Epilepsia: Conhecimento e Inovação Contra o Estigma

Imagine viver com a constante incerteza de quando seu corpo pode falhar, sem aviso, sem controle. Agora imagine que, além dessa tensão física, você também precise lidar com olhares desconfiados, piadas veladas ou portas que se fecham por puro desconhecimento. Essa é a realidade de milhões de pessoas no mundo que convivem com a epilepsia, uma condição neurológica tão comum quanto incompreendida.
A epilepsia atinge cerca de 50 milhões de pessoas no planeta, segundo dados da Organização Mundial da Saúde.
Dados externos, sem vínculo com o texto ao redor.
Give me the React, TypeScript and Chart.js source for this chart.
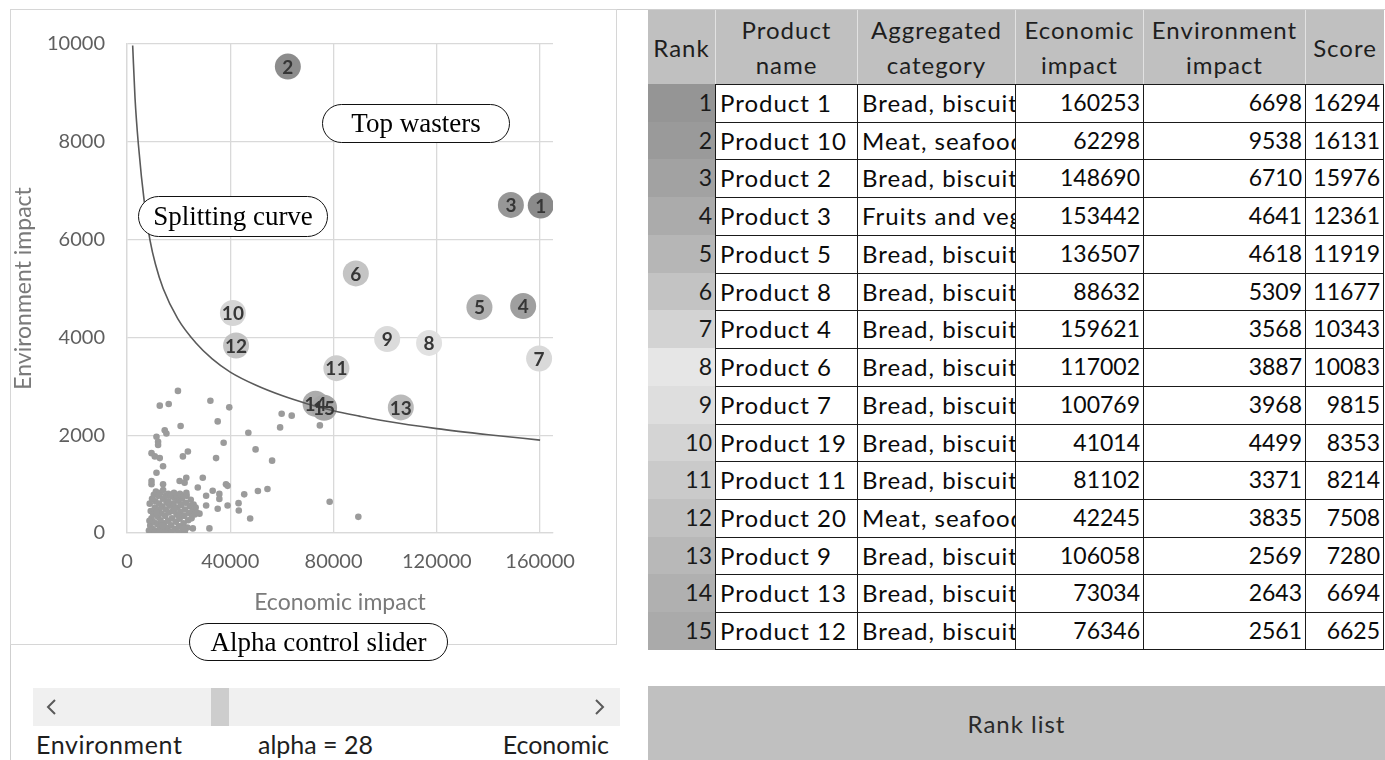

No Brasil, estima-se que 2% da população tenha algum tipo da condição. Mesmo assim, o tema ainda é cercado de mitos: há quem acredite que epilepsia é contagiosa, que quem convive com a doença não pode trabalhar, estudar ou tomar decisões importantes. O que deveria ser encarado como uma questão de saúde se transforma, muitas vezes, em exclusão social.
Essa exclusão tem efeitos reais e dolorosos. Pessoas com epilepsia relatam dificuldades para conseguir emprego, manter relacionamentos ou até mesmo buscar ajuda médica sem serem tratadas com preconceito. E o mais cruel: em muitos casos, não é a doença que compromete sua qualidade de vida, mas o modo como os outros reagem a ela.
Felizmente, há avanços significativos vindo da ciência. Tecnologias baseadas em inteligência artificial estão ajudando médicos a identificar com mais precisão áreas do cérebro relacionadas a formas graves e resistentes da epilepsia—aquelas que não respondem bem aos medicamentos tradicionais. Isso significa novos caminhos para o tratamento, como cirurgias mais assertivas e individualizadas. Uma luz no fim do túnel para quem já passou por anos de tentativas frustradas. Recentemente, avanços na tecnologia trouxeram esperança para aqueles que convivem com a epilepsia refratária. Um estudo publicado na revista JAMA Neurology revelou que uma ferramenta baseada em inteligência artificial foi desenvolvida para identificar lesões cerebrais associadas à displasia cortical focal, uma das principais causas de epilepsia resistente a medicamentos. Essa tecnologia promete melhorar o diagnóstico da condição e oferecer novas possibilidades de tratamento cirúrgico para pacientes que não respondem aos anticonvulsivos.
Mas enquanto a tecnologia avança, a sociedade precisa acompanhar. É urgente abrir espaço para a conversa, trocar o preconceito pela empatia. A epilepsia precisa deixar de ser vista como um mistério ou um risco e passar a ser reconhecida como o que é: uma condição tratável, que faz parte da vida de muitas pessoas que têm muito a oferecer.
A mudança começa com informação. Falar sobre epilepsia em casa, nas escolas, nos locais de trabalho. Aprender a identificar uma crise, saber como ajudar, e—acima de tudo—entender que a condição não define ninguém. A pessoa com epilepsia é, antes de tudo, pessoa: com sonhos, talentos e direito à dignidade.
Numa era em que tanto se fala sobre diversidade e inclusão, não podemos continuar invisibilizando quem convive com a epilepsia. A crise mais perigosa não é a que acontece no cérebro, mas a que se instala no preconceito coletivo. E essa só pode ser combatida com consciência e humanidade.